Can't figure out how v=r*omega is derived

[slimnexus]

Homework Statement

Question comes from this book http://www.anselm.edu/internet/physics/cbphysics/index.html

In the section on rotational energy it gives the formula K$_{rolling}$ = K$_{translational}$+K$_{rotational}$ which it then expands to K$_{rolling}$ = $\frac{1}{2}$mv$^{2}$ + $\frac{1}{2}$Iω$^{2}$. Then it states that when an object that is rolling without slipping completes one rotation it travels a distance equal to its circumference so far so good. But then it says to divide both sides of the equation by 2πr, and on the left side we should have the speed of the object and on the right side its angular velocity. So I should end up with v = rω. But the author doesn't show any intermediate steps and I am not following this, I don't want to move on until I understand what's going on here.

So my question is how is v = rω derived from the earlier stated equation. Intermediate steps would be much appreciated. Thanks for any help you can provide.

 

[gneill]

Homework Statement

Question comes from this book http://www.anselm.edu/internet/physics/cbphysics/index.html

In the section on rotational energy it gives the formula K$_{rolling}$ = K$_{translational}$+K$_{rotational}$ which it then expands to K$_{rolling}$ = $\frac{1}{2}$mv$^{2}$ + $\frac{1}{2}$Iω$^{2}$. Then it states that when an object that is rolling without slipping completes one rotation it travels a distance equal to its circumference so far so good. But then it says to divide both sides of the equation by 2πr, and on the left side we should have the speed of the object and on the right side its angular velocity. So I should end up with v = rω. But the author doesn't show any intermediate steps and I am not following this, I don't want to move on until I understand what's going on here.
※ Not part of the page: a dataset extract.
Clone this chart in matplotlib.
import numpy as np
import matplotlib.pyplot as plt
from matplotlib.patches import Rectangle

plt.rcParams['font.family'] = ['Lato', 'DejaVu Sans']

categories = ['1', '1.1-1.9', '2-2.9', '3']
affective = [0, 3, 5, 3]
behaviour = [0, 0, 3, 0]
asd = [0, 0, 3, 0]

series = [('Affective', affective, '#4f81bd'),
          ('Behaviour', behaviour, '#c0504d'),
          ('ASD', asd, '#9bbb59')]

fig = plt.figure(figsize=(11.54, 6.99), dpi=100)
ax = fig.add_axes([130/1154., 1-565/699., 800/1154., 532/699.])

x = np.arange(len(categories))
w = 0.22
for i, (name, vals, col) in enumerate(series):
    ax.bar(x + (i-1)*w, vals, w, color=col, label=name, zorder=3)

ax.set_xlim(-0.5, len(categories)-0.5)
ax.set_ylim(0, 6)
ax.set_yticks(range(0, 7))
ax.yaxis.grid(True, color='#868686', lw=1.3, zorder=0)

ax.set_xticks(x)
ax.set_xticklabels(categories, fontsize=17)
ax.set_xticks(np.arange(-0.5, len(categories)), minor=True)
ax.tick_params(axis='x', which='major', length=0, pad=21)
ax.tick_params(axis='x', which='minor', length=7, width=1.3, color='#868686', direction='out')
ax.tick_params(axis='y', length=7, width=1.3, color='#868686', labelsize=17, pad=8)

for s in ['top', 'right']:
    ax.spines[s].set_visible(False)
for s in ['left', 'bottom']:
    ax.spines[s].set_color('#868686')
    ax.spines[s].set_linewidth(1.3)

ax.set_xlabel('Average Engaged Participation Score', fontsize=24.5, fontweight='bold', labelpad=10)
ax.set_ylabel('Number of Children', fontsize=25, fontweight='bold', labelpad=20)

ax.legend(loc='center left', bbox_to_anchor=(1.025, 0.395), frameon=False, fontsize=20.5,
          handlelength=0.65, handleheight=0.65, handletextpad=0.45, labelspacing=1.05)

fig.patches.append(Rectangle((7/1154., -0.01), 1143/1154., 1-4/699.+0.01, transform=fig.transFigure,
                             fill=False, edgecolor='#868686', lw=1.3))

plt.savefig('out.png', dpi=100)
So my question is how is v = rω derived from the earlier stated equation. Intermediate steps would be much appreciated. Thanks for any help you can provide.
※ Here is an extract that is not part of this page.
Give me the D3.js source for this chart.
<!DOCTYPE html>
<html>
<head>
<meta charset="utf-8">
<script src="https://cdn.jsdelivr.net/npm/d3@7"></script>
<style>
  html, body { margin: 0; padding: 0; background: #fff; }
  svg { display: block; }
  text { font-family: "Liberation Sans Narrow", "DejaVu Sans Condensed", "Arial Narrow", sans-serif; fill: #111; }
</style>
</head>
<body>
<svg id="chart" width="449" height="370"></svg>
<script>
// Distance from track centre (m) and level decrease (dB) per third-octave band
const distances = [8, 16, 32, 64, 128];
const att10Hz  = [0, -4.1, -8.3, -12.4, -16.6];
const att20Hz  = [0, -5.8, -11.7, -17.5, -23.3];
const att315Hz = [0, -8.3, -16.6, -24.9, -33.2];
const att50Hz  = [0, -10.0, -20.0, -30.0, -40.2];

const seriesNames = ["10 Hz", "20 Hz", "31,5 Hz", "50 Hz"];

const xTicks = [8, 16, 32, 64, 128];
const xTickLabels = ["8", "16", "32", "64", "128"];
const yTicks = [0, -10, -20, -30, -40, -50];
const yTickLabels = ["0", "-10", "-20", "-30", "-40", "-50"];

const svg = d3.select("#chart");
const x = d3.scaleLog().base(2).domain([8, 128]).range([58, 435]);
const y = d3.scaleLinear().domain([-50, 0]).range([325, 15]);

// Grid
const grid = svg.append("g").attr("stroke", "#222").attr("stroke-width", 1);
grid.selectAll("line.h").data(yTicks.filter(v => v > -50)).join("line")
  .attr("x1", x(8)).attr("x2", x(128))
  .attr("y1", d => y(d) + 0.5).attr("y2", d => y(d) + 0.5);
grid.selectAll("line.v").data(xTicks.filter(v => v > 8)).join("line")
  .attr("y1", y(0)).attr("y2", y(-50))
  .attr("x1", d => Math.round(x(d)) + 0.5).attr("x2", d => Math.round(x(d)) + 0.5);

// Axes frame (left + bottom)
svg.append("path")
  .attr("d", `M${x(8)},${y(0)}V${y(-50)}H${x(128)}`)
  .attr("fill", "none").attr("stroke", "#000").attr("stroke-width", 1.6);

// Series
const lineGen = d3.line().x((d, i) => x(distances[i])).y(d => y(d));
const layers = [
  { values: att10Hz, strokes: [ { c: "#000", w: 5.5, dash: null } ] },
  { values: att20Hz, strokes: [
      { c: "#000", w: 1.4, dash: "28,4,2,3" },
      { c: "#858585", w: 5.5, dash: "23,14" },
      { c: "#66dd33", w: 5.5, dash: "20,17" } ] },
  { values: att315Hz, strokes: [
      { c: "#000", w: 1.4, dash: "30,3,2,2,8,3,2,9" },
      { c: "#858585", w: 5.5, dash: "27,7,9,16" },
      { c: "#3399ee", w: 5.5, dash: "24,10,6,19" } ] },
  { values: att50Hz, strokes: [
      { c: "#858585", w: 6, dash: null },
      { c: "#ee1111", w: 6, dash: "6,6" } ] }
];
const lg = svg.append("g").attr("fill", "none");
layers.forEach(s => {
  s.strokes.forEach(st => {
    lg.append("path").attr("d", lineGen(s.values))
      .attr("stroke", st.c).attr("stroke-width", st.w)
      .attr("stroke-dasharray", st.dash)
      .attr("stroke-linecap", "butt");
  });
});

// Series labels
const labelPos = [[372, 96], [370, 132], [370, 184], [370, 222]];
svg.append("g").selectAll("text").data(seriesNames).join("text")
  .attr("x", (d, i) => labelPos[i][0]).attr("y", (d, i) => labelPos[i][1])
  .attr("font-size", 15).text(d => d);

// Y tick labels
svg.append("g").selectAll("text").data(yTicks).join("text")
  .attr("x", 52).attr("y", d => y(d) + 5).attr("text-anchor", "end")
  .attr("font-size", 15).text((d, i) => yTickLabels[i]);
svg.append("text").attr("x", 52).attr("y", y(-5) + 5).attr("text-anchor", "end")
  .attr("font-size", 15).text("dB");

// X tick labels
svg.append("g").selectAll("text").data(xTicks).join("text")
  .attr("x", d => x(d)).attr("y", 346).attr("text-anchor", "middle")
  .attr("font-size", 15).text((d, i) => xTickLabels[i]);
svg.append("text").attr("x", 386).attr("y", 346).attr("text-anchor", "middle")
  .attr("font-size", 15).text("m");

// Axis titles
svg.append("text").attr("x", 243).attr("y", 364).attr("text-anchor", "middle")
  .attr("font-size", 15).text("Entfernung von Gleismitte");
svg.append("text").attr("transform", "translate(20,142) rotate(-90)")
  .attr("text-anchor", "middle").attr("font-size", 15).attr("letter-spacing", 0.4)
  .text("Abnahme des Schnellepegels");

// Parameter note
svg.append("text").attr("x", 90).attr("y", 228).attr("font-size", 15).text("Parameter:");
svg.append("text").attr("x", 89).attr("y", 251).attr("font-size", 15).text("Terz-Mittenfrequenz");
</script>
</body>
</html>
I'm not sure what the stated equation is supposed to be, but here's one way to arrive at where you want to go:

Suppose that the period for one revolution is T, so that in time T the distance traveled is one circumference. Thus:

$d = 2\pi\;r$ and dividing both sides by T gives $\frac{d}{T} = \frac{2\pi}{T}r$

On the left we see d/T which is the speed. On the right, we see $2\pi/T$ which is just ω in disguise...

 

[slimnexus]

I'm not sure what the stated equation is supposed to be, but here's one way to arrive at where you want to go:

Suppose that the period for one revolution is T, so that in time T the distance traveled is one circumference. Thus:

$d = 2\pi\;r$ and dividing both sides by T gives $\frac{d}{T} = \frac{2\pi}{T}r$

On the left we see d/T which is the speed. On the right, we see $2\pi/T$ which is just ω in disguise...

In the equations in my original post K is kinetic energy. So in words "Rolling kinetic energy is equal to translational kinetic energy plus rotational kinetic energy".

I can understand the method you just showed, that works out pretty simple. But I still don't see how the equations in the original post can be simplified to the same thing. Maybe someone could look at the book (it's free), it might make more sense than the way I worded it here.

Thanks for the help!

 

[rollcast]

From the textbook:

Distance traveled in one rotation = 2π r

Now if we divide both sides of this equation by the amount of time that it takes for the object to complete one rotation we obtain on the left, the speed of the object and, on the right, we can interpret the 2π as 2π radians and, since 2π radians is one rotation the 2π radians divided by the time it takes for the object to complete one rotation is just the magnitude of the angular velocity ω. Hence we arrive at

v =ωr

I took a look at the textbook and IMO he's now referring to another separate formula, c = πd or in his form, c = 2πr, where c is the circumference of the circle. The is means that c is the distance the wheel will travel in one rotation.

 

[slimnexus]

From the textbook:
I took a look at the textbook and IMO he's now referring to another separate formula, c = πd or in his form, c = 2πr, where c is the circumference of the circle. The is means that c is the distance the wheel will travel in one rotation.

I think I get it now. He's now referring to the formula distance = 2πr when he talks about dividing by time. Thanks alot! Now that I understand that I will be able to continue.